Why "below 80°C is fine" is a myth
Search this question and you'll get one number repeated everywhere: keep it under 80°C and you're fine. That single threshold ignores the only thing that matters — context. 72°C on a desktop running Cyberpunk is healthy. The same 72°C while the machine sits idle on the desktop means something is wrong: a stuck background process, a dead fan, or thermal paste that dried out years ago.
CPUs are designed to run hot under load. Modern Intel and AMD chips boost until they approach their thermal limit (Tj Max — typically 95–105°C depending on the model) and only then throttle. A short spike to 90°C during a render is the chip doing its job. Twelve hours at 90°C is a cooling problem.
Reference ranges per workload
These ranges come from sensor data collected by PC Workman across real machines — desktops with air cooling. Laptops typically run 8–15°C higher in every bucket; thin ultrabooks even more.

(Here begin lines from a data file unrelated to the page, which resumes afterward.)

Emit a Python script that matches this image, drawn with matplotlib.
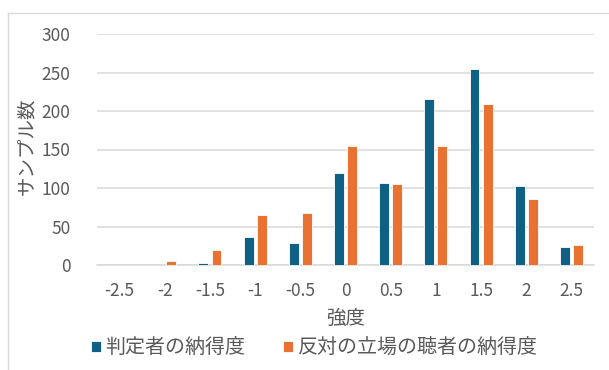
import matplotlib.pyplot as plt
import numpy as np
from matplotlib.lines import Line2D

plt.rcParams['font.family'] = ['Noto Sans CJK JP', 'DejaVu Sans']

categories = ['-2.5', '-2', '-1.5', '-1', '-0.5', '0', '0.5', '1', '1.5', '2', '2.5']
judge = [0, 0, 3, 36, 29, 120, 107, 216, 254, 103, 24]        # 判定者の納得度
opponent = [0, 5, 20, 65, 68, 155, 105, 154, 209, 86, 26]     # 反対の立場の聴者の納得度
yticks = [0, 50, 100, 150, 200, 250, 300]

blue = '#0F6085'
orange = '#E97132'
gray_text = '#595959'
grid_col = '#D9D9D9'

fig = plt.figure(figsize=(6.09, 3.70), dpi=100)
ax = fig.add_axes([97 / 609, 1 - 265 / 370, 497 / 609, 231 / 370])

x = np.arange(len(categories))
w = 0.22
ax.bar(x - 0.145, judge, width=w, color=blue, edgecolor='white', linewidth=0.6,
       label='判定者の納得度', zorder=3)
ax.bar(x + 0.145, opponent, width=w, color=orange, edgecolor='white', linewidth=0.6,
       label='反対の立場の聴者の納得度', zorder=3)

ax.set_xlim(-0.5, len(categories) - 0.5)
ax.set_ylim(0, 300)
ax.set_yticks(yticks)
ax.set_xticks(x)
ax.set_xticklabels(categories)
ax.yaxis.grid(True, color=grid_col, linewidth=1.1, zorder=0)
ax.set_axisbelow(True)
for s in ['top', 'right', 'left']:
    ax.spines[s].set_visible(False)
ax.spines['bottom'].set_color(grid_col)
ax.spines['bottom'].set_linewidth(1.1)
ax.tick_params(axis='both', length=0, labelsize=12.5, labelcolor=gray_text)
ax.tick_params(axis='y', pad=19)
ax.tick_params(axis='x', pad=12)

ax.set_xlabel('強度', fontsize=14, color=gray_text, labelpad=6)
fig.text(27 / 609, 1 - 146 / 370, 'サンプル数', rotation=90, fontsize=14,
         color=gray_text, ha='center', va='center')

leg = fig.legend(loc='center', bbox_to_anchor=(314 / 609, 1 - 348 / 370), ncol=2,
                 frameon=False, fontsize=14.4, handlelength=0.5, handleheight=0.5,
                 handletextpad=0.25, columnspacing=1.85, labelcolor=gray_text,
                 borderpad=0, borderaxespad=0)

# chart border (only left and top visible in the crop)
fig.add_artist(Line2D([7.5 / 609, 7.5 / 609], [0, 1 - 13 / 370], transform=fig.transFigure,
                      color=grid_col, linewidth=1))
fig.add_artist(Line2D([7.5 / 609, 1], [1 - 13 / 370, 1 - 13 / 370], transform=fig.transFigure,
                      color=grid_col, linewidth=1))

fig.savefig('out.png', dpi=100)
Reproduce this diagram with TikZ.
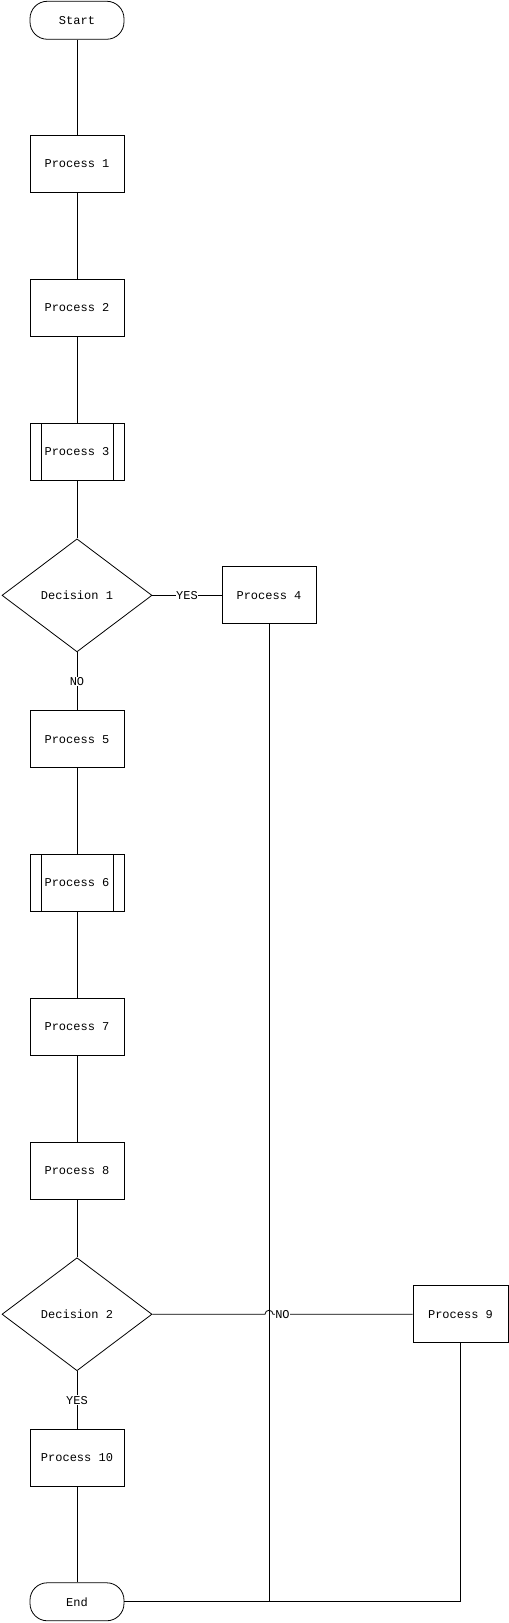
\documentclass[tikz,border=0pt]{standalone}
\usepackage{fontspec}
\setmonofont{Liberation Mono}
\usepackage{tikz}
\usetikzlibrary{positioning,shapes.geometric}

\begin{document}
\begin{tikzpicture}[font=\ttfamily\fontsize{9}{11}\selectfont, line width=0.6pt, node distance=107.83pt, on grid]
\tikzstyle{main}=[rectangle, draw=black, minimum width=70.5pt, minimum height=42.75pt, inner sep=0pt]
\tikzstyle{term}=[rectangle, rounded corners=13pt, draw=black, minimum width=70.5pt, minimum height=28.5pt, inner sep=0pt]
\tikzstyle{subproc}=[main, path picture={
  \draw ([xshift=8.25pt]path picture bounding box.north west) -- ([xshift=8.25pt]path picture bounding box.south west)
        ([xshift=-8.25pt]path picture bounding box.north east) -- ([xshift=-8.25pt]path picture bounding box.south east);}]
\tikzstyle{decide}=[diamond, draw=black, minimum width=112.5pt, minimum height=84.75pt, inner sep=0pt]
\tikzstyle{connect}=[draw=black]
\tikzstyle{lbl}=[fill=white, inner sep=0.5pt]
\useasboundingbox (0,0) rectangle (381.75pt,-1217.25pt);
\node[term] (start) at (57.75pt,-15.2pt) {Start};
\node[main] (p1) [below=of start] {Process 1};
\node[main] (p2) [below=of p1] {Process 2};
\node[subproc] (p3) [below=of p2] {Process 3};
\node[decide] (d1) [below=of p3] {Decision 1};
\node[main] (p4) [right=144pt of d1] {Process 4};
\node[main] (p5) [below=of d1] {Process 5};
\node[subproc] (p6) [below=of p5] {Process 6};
\node[main] (p7) [below=of p6] {Process 7};
\node[main] (p8) [below=of p7] {Process 8};
\node[decide] (d2) [below=of p8] {Decision 2};
\node[main, minimum width=71.25pt] (p9) [right=287.6pt of d2] {Process 9};
\node[main] (p10) [below=of d2] {Process 10};
\node[term] (e) [below=of p10] {End};
\path (start) edge [connect] (p1);
\path (p1) edge [connect] (p2);
\path (p2) edge [connect] (p3);
\path (p3) edge [connect] (d1);
\draw (d1.east) -- node[lbl] {YES} (p4.west);
\draw (d1.south) -- node[lbl] {NO} (p5.north);
\path (p5) edge [connect] (p6);
\path (p6) edge [connect] (p7);
\path (p7) edge [connect] (p8);
\path (p8) edge [connect] (d2);
\draw (d2.south) -- node[lbl] {YES} (p10.north);
\path (p10) edge [connect] (e);
% line jumps over the one coming down from Process 4
\coordinate (jmp) at (p4.south |- d2.east);
\draw (d2.east) -- ([xshift=-3pt]jmp) arc (180:0:3pt) -- (p9.west);
\path (d2.east) -- node[lbl] {NO} (p9.west);
\draw (p4.south) -- (p4.south |- e.east);
\draw (p9.south) -- (p9.south |- e.east) -- (e.east);
\end{tikzpicture}
\end{document}
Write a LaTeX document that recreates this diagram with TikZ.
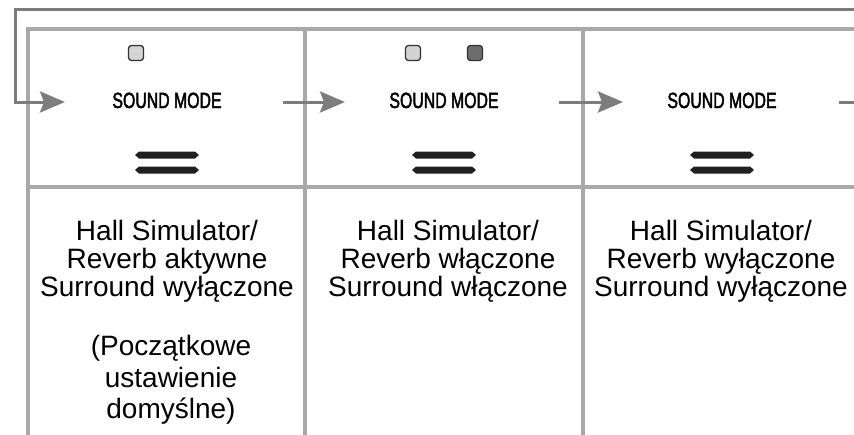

# workload CPU load typical range
idle <15% 30–45°C
light (browser) 15–40% 40–55°C
medium (office+) 40–70% 55–70°C
heavy (render) ≥70% 65–85°C
gaming GPU≥60% 60–80°C
Your own machine will have narrower ranges than these — a specific CPU with a specific cooler in a specific case is far more predictable than the global average. That's the whole idea behind learning your baseline instead of trusting a universal chart.
When a "normal" number is a warning
- Idle temperature creeping up over weeks — same workload, +1°C every few days. That's dust accumulating or paste degrading, and it's invisible if you only check "is it under 80".
- High idle, normal load temps — usually a background process keeping cores awake, not a cooling problem. Check what's consuming CPU before opening the case.
- Gaming temps fine, but fans at maximum — the cooler is compensating. You're one dusty month away from throttling.
- Sudden +10°C jump at the same workload — a fan died, a heatpipe failed, or the case airflow changed. Investigate the same day.
How to check your own baseline
Any sensor tool gives you the current number. The baseline needs history: what does this machine usually do at this load? PC Workman automates exactly that — it classifies every reading into a workload bucket (idle / light / medium / heavy / gaming) and learns the normal range per bucket over 14 days. The chart then tells you "8% above usual (Gaming: 65–78°C)" instead of leaving you to guess.
Doing it manually works too: note your idle temperature once a week, at the same time, ten minutes after boot. A trend over four weeks tells you more than any single reading.
What actually lowers temperatures
- Dust removal — the highest impact per minute spent. Compressed air through the heatsink, outside the case.
- Thermal paste — if the machine is 4+ years old and has never been repasted, expect 5–15°C improvement.
- Case airflow — one intake + one exhaust beats four fans fighting each other.
- Background load — every percent of CPU is heat. Trimming autostart and runaway processes lowers idle temps for free.
- Undervolting — effective but advanced; the only software-side change with hardware-level impact.
What doesn't help: registry "tweaks", RAM cleaners, and most "game boosters". Heat is physics — software can only reduce the work, not improve the cooling.